Chaleff Firing Sends a Message to Parks

Susan Estrich is a professor of law and political science at USC

Morale in the Los Angeles Police Department is dangerously low, leading experienced officers to leave and leading promising would-be recruits to look elsewhere. And city residents, particularly in high-crime areas, are increasingly afraid. While crime is down overall since Mayor Richard Riordan took office seven years ago, lately the rate has been increasing while the arrest rate has been declining. The mayor is determined not to leave office later this year with a legacy of increasing crime.

Recently, Riordan created quite a flap by firing the president of the Police Commission, Gerald Chaleff. Because Chaleff was seen as a thorn in the side of Police Chief Bernard C. Parks, many people interpreted this move as one in support of Parks. But that’s not the only possible explanation. Here’s another: Riordan, concerned about the crime rates, was unhappy with Chaleff, and he’s unhappy with Parks.

So why didn’t Riordan fire the chief of police, who surely can be held more responsible for crime rates than a Police Commission president? For one thing, the mayor of Los Angeles does not have the power to remove the chief. He doesn’t even have the power to initiate a process to remove the chief.


As Kelly Martin, the mayor’s chief of staff and herself an experienced attorney, explained it, there are two processes provided by the charter for removing the chief of police: one initiated by the Police Commission, which can vote to fire the chief, and one initiated by the City Council. If the commission initiates the process, and the City Council does not assert jurisdiction, the mayor has five days to overturn the decision. If the City Council initiates the process, the mayor is permitted to testify at a hearing on the firing, but he cannot veto the council’s decision.

In other words, the mayor can save the chief, but he can’t fire him. If he wants to shake things up, under the charter, he must do so through his appointments to the commission.

The recent event involving Chaleff is not just about police reform, no matter how much the mayor’s critics would like to cast it as such. Last November, the mayor, despite his concern about the prospect of federal meddling in the running of the police department, agreed to a comprehensive series of reforms contained in a consent decree signed by the city and the federal government.

But while the debate about reform is getting all the ink, it is the increasing crime rate, and the fact that arrests are dropping even as reported crime is increasing, that the mayor is hearing about from city residents, and that he is determined to aggressively address.

To do this, Riordan wants--and needs--a Police Commission president who will stand up to the chief and to the department. The acting commission president, Rochelle de la Rocha, took a strong tone in her first meeting, indicating she will not be afraid to stand up to the department. This is as it should be. Obviously, Riordan did not think he had that kind of president in Chaleff. But it’s no secret that the mayor is unhappy with the chief as well.

On Friday, Mayor Riordan announced that an agreement had been reached between the chief and the Police Protective League to meet and confer on new disciplinary guidelines for the department, a first step to address an issue that has plagued the department and contributed to its low morale.

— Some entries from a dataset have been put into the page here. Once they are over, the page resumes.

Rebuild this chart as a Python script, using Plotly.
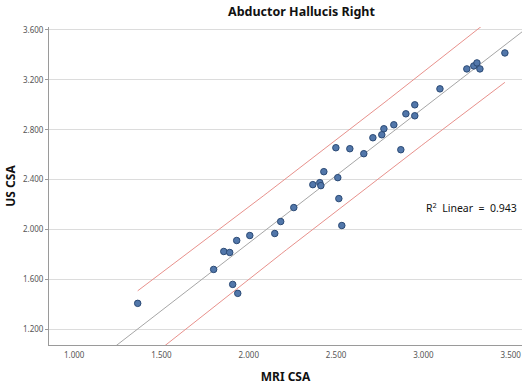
import numpy as np
import plotly.graph_objects as go

# Data
mri_csa = [3.467, 3.249, 3.289, 3.307, 3.324, 3.095, 2.951, 2.900, 2.951, 2.831,
           2.774, 2.762, 2.711, 2.499, 2.579, 2.659, 2.871, 2.430, 2.367, 2.407,
           2.413, 2.510, 2.516, 2.258, 2.183, 2.149, 2.533, 2.006, 1.931, 1.857,
           1.891, 1.799, 1.908, 1.937, 1.364]
us_csa = [3.416, 3.288, 3.312, 3.336, 3.288, 3.128, 3.000, 2.928, 2.912, 2.840,
          2.808, 2.760, 2.736, 2.656, 2.648, 2.608, 2.640, 2.464, 2.360, 2.376,
          2.352, 2.416, 2.248, 2.176, 2.064, 1.968, 2.032, 1.952, 1.912, 1.824,
          1.816, 1.680, 1.560, 1.488, 1.408]
x_ticks = [1.0, 1.5, 2.0, 2.5, 3.0, 3.5]
y_ticks = [1.2, 1.6, 2.0, 2.4, 2.8, 3.2, 3.6]
r2_text = "R<sup>2</sup>  Linear  =  0.943"
title_text = "Abductor Hallucis Right"
x_range = [0.856, 3.565]
y_range = [1.074, 3.624]
t_crit = 2.035  # t(0.975, df=33)

x = np.array(mri_csa)
y = np.array(us_csa)
n = len(x)
slope, intercept = np.polyfit(x, y, 1)
resid = y - (slope * x + intercept)
s = np.sqrt(np.sum(resid ** 2) / (n - 2))
xbar = x.mean()
sxx = np.sum((x - xbar) ** 2)

xl = np.linspace(x_range[0], x_range[1], 50)
xp = np.linspace(x.min(), x.max(), 80)
yp = slope * xp + intercept
half = t_crit * s * np.sqrt(1 + 1 / n + (xp - xbar) ** 2 / sxx)

red = "#e8918c"
fig = go.Figure()
fig.add_trace(go.Scatter(x=xp, y=yp + half, mode="lines",
                         line=dict(color=red, width=1), hoverinfo="skip"))
fig.add_trace(go.Scatter(x=xp, y=yp - half, mode="lines",
                         line=dict(color=red, width=1), hoverinfo="skip"))
fig.add_trace(go.Scatter(x=xl, y=slope * xl + intercept, mode="lines",
                         line=dict(color="#a6a6a6", width=1), hoverinfo="skip"))
fig.add_trace(go.Scatter(x=x, y=y, mode="markers",
                         marker=dict(size=6.5, color="#5277aa",
                                     line=dict(color="#2b4a75", width=1))))

tick_font = dict(family="Noto Sans", size=8, color="#555555")
fig.update_layout(
    width=522, height=388,
    margin=dict(l=49, r=0, t=27, b=43),
    paper_bgcolor="white", plot_bgcolor="white",
    showlegend=False,
    font=dict(family="Noto Sans"),
    xaxis=dict(range=x_range, tickvals=x_ticks, tickformat=".3f",
               showgrid=False, zeroline=False,
               showline=True, linecolor="#9a9a9a", linewidth=1,
               ticks="outside", ticklen=2, tickcolor="rgba(0,0,0,0)", tickfont=tick_font,
               title=dict(text="<b>MRI CSA</b>", font=dict(size=12, color="#111111"), standoff=14)),
    yaxis=dict(range=y_range, tickvals=y_ticks, tickformat=".3f",
               showgrid=True, gridcolor="#dcdcdc", gridwidth=1, zeroline=False,
               showline=True, linecolor="#9a9a9a", linewidth=1,
               ticks="outside", ticklen=3, tickcolor="#9a9a9a", tickfont=tick_font,
               title=dict(text="<b>US CSA</b>", font=dict(size=12, color="#111111"), standoff=4)),
    annotations=[
        dict(text="<b>" + title_text + "</b>", xref="paper", yref="paper",
             x=(301 - 49) / 473, y=1, yanchor="bottom", yshift=5,
             showarrow=False, font=dict(size=12.5, color="#111111")),
        dict(text=r2_text, xref="paper", yref="paper",
             x=1, xanchor="right", xshift=-3, y=(345 - 207) / 318, yanchor="middle",
             showarrow=False, font=dict(size=10.5, color="#111111")),
    ],
)

fig.write_html("out.html")
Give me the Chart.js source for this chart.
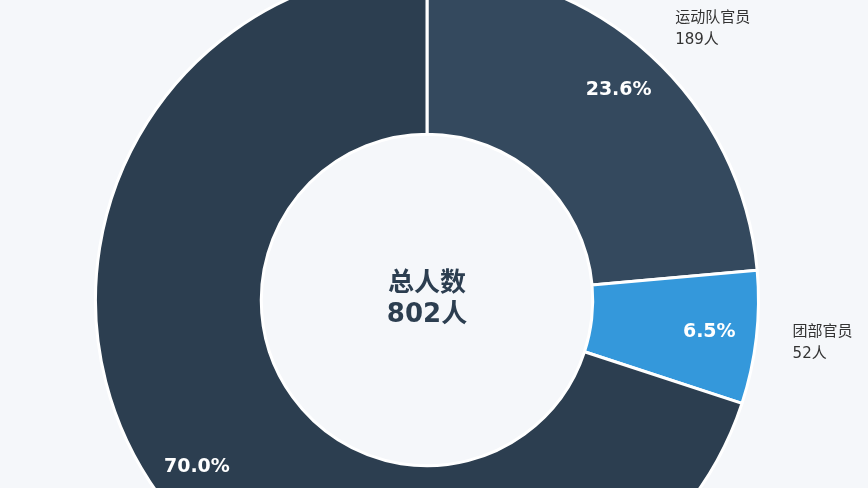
<!DOCTYPE html>
<html><head><meta charset="utf-8">
<script src="https://cdn.jsdelivr.net/npm/chart.js@4"></script>
<style>
html,body{margin:0;padding:0;width:868px;height:488px;overflow:hidden;background:#f5f7fa;}
#wrap{position:absolute;left:0;top:-33px;width:868px;height:666px;}
</style></head>
<body>
<div id="wrap"><canvas id="c"></canvas></div>
<script>
const categories = ['运动队官员', '团部官员', '其他人员'];
const counts = [189, 52, 561];
const percentLabels = ['23.6%', '6.5%', '70.0%'];
const colors = ['#34495e', '#3498db', '#2c3e50'];
const centerTitle = '总人数';
const totalLabel = '802人';

const FONT = '"DejaVu Sans", "Noto Sans CJK SC", sans-serif';

const labelPlugin = {
  id: 'labels',
  afterDatasetsDraw(chart) {
    const ctx = chart.ctx;
    const meta = chart.getDatasetMeta(0);
    ctx.save();
    meta.data.forEach((arc, i) => {
      const mid = (arc.startAngle + arc.endAngle) / 2;
      const R = arc.outerRadius;
      const pr = R * 0.857;
      ctx.fillStyle = '#ffffff';
      ctx.font = 'bold 19px ' + FONT;
      ctx.textAlign = 'center';
      ctx.textBaseline = 'middle';
      ctx.fillText(percentLabels[i], arc.x + Math.cos(mid) * pr, arc.y + Math.sin(mid) * pr);
      const lr = R * 1.11;
      const lx = arc.x + Math.cos(mid) * lr, ly = arc.y + Math.sin(mid) * lr;
      ctx.fillStyle = '#333333';
      ctx.font = '15px ' + FONT;
      ctx.textAlign = 'left';
      ctx.fillText(categories[i], lx, ly - 10);
      ctx.fillText(counts[i] + '人', lx, ly + 12);
    });
    const a = meta.data[0];
    ctx.fillStyle = '#2c3e50';
    ctx.font = 'bold 26px ' + FONT;
    ctx.textAlign = 'center';
    ctx.textBaseline = 'middle';
    ctx.fillText(centerTitle, a.x, a.y - 16);
    ctx.fillText(totalLabel, a.x, a.y + 15);
    ctx.restore();
  }
};

new Chart(document.getElementById('c'), {
  type: 'doughnut',
  data: {
    labels: categories,
    datasets: [{
      data: counts,
      backgroundColor: colors,
      borderColor: '#ffffff',
      borderWidth: 3
    }]
  },
  options: {
    responsive: true,
    maintainAspectRatio: false,
    animation: false,
    cutout: '50%',
    layout: { padding: { left: 94, right: 108, top: 0, bottom: 0 } },
    plugins: { legend: { display: false }, tooltip: { enabled: false } }
  },
  plugins: [labelPlugin]
});
</script>
</body></html>
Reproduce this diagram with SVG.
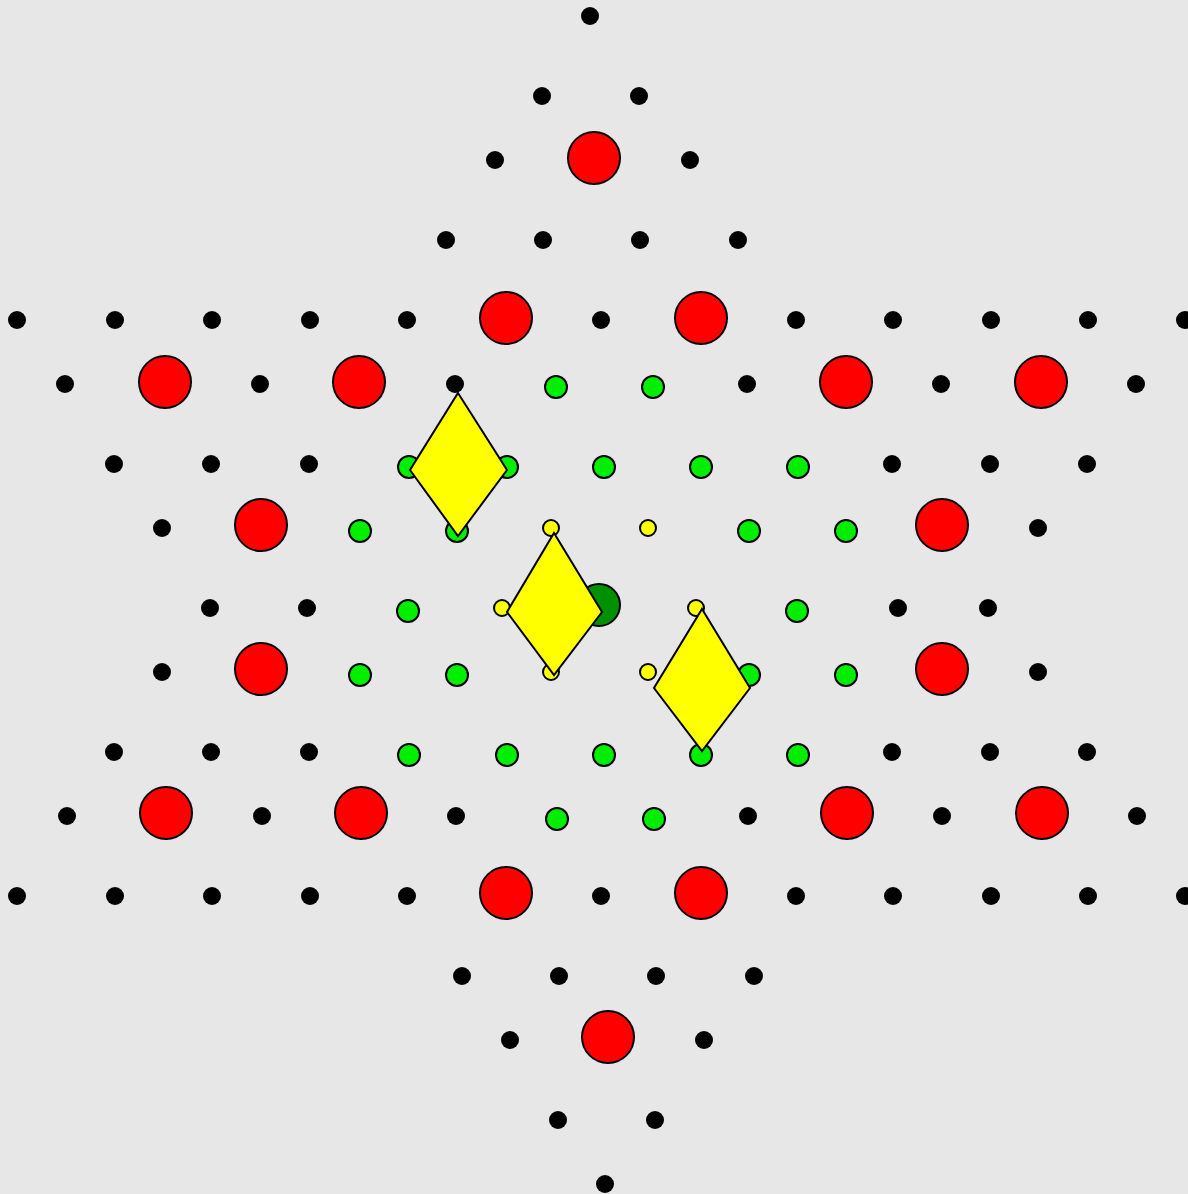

Public service is a messy and often thankless business. Gerald Chaleff deserves the gratitude of the residents of Los Angeles for devoting himself tirelessly to the city’s work since his appointment by Riordan.

But the reality of politics is that you stir the pot by changing the ingredients; you change things by changing the people who run them. With five months to go, Mayor Riordan is determined to fight the increasing crime rate. So he decided to shake things up, and whatever people think of his decision, it is clear that he has.